> For BCNI and Smart API, no exception should be thrown by a controller or
> factory. This has been a difficult architectural decision. In a multiple
> stage factory, null can be returned much faster than an exception. Throwing
> an exception complicates every Smart API interface. It complicates
> interprocess communication.
It should be possible, on the other hand, to generate an
error: scheme that returns the error/exception/problem associated with a
particular URI; it would be entirely optional for each Controller to
recognize error: requests that correspond to URIs for which it has
responsibility. The idea is similar to UNIX's errno. e.g. you start at
the root of the tree with an "error:device:ram://?start=0&end=0x100" and
recursively look for a Controller willing to return an error about
device:ram -- presumably, the one which returns objects about device:ram.
> After a resource has been "opened" by the URI-based subsystem, we need a
> corresponding way to "close" it. I expected that objects would implement a
> close() method. The close() method cannot fail. This would be consistent
> with work that has already been done on asynchronous I/O. (And a finalize()

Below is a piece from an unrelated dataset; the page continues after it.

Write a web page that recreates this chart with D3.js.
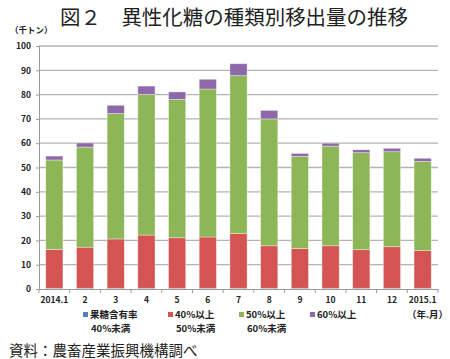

> method should invoke close().)
OTOH, finalize() isn't, AFAIK, gauranteed to be called when an
object is garbage-collected, but the more paranoid factories may well
implement reference-counting in their returned objects. (Device objects,
AFAIK, will never form cycles, so reference-counting should work
well. This needs more thought, though.)
> >Don't get me wrong. This feels to me to be one of the best solutions to
> >device allocation I've seen.
Right on, and for the reasons GCHII gave.